*** Material ***

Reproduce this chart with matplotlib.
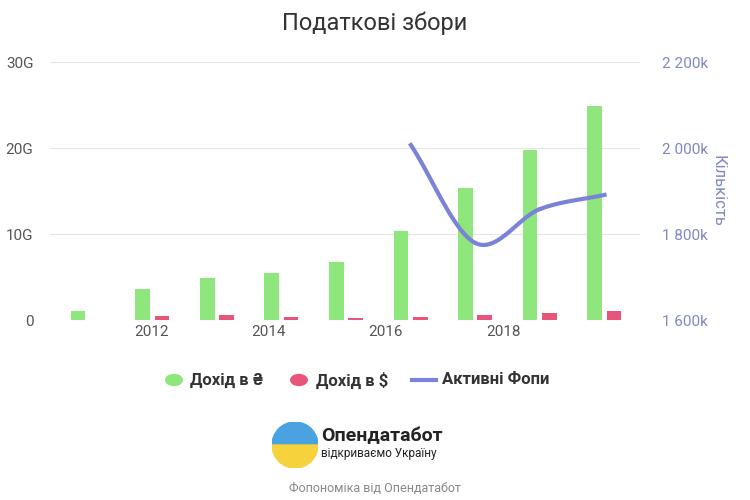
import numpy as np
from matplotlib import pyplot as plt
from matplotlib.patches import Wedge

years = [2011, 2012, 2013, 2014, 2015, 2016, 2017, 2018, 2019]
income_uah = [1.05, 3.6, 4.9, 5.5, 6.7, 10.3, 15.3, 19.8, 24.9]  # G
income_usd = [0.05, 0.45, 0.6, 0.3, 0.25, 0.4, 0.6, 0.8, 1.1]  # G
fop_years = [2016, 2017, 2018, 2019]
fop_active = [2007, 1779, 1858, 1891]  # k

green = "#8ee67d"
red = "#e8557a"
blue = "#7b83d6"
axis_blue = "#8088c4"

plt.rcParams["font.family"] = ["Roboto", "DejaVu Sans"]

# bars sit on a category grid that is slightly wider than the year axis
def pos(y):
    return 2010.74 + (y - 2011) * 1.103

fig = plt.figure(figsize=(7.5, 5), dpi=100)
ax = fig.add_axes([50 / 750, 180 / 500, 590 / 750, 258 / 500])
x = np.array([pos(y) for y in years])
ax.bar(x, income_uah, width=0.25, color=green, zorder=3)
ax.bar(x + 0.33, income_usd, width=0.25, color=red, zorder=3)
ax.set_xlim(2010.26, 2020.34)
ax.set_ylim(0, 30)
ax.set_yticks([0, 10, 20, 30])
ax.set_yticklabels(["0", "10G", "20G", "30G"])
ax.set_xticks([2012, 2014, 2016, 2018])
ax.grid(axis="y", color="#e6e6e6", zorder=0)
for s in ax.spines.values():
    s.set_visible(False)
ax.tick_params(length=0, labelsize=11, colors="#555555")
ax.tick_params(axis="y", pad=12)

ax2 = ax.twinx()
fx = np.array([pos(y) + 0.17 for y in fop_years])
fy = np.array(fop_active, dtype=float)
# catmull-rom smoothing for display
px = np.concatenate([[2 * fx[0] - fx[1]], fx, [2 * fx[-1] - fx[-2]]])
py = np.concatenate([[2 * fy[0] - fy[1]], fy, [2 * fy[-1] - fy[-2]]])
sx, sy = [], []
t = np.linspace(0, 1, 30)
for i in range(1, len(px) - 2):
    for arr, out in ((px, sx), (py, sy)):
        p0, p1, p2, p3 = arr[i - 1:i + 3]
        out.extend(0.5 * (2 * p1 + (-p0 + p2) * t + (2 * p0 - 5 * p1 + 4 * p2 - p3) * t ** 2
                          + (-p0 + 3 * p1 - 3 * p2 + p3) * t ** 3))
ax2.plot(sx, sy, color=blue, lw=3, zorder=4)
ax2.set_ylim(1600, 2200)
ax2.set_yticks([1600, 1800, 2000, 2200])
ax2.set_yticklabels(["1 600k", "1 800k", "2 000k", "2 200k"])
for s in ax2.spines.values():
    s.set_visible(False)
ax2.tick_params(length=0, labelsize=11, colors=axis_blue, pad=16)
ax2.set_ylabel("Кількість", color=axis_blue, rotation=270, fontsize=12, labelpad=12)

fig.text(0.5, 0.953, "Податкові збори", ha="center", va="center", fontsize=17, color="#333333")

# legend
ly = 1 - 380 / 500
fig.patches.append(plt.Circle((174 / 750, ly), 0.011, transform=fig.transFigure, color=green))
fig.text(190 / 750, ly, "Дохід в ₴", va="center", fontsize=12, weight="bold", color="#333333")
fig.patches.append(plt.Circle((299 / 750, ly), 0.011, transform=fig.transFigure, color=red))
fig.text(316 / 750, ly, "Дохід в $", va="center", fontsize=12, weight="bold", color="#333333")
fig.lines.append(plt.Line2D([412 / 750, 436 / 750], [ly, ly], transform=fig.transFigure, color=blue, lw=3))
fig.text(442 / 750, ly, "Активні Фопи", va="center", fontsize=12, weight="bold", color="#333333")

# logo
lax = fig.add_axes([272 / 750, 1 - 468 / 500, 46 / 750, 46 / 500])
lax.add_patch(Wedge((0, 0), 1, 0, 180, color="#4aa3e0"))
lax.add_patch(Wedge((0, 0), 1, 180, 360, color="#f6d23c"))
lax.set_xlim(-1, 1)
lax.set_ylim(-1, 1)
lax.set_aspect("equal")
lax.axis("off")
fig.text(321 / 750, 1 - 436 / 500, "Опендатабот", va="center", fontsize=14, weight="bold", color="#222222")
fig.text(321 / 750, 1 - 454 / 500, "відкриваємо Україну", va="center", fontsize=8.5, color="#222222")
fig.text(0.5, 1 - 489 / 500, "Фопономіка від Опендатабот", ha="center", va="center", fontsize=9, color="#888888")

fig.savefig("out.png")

***

Extract all lines containing the word "matplotlib".

Reproduce this chart with matplotlib.
from matplotlib import pyplot as plt
from matplotlib.patches import Wedge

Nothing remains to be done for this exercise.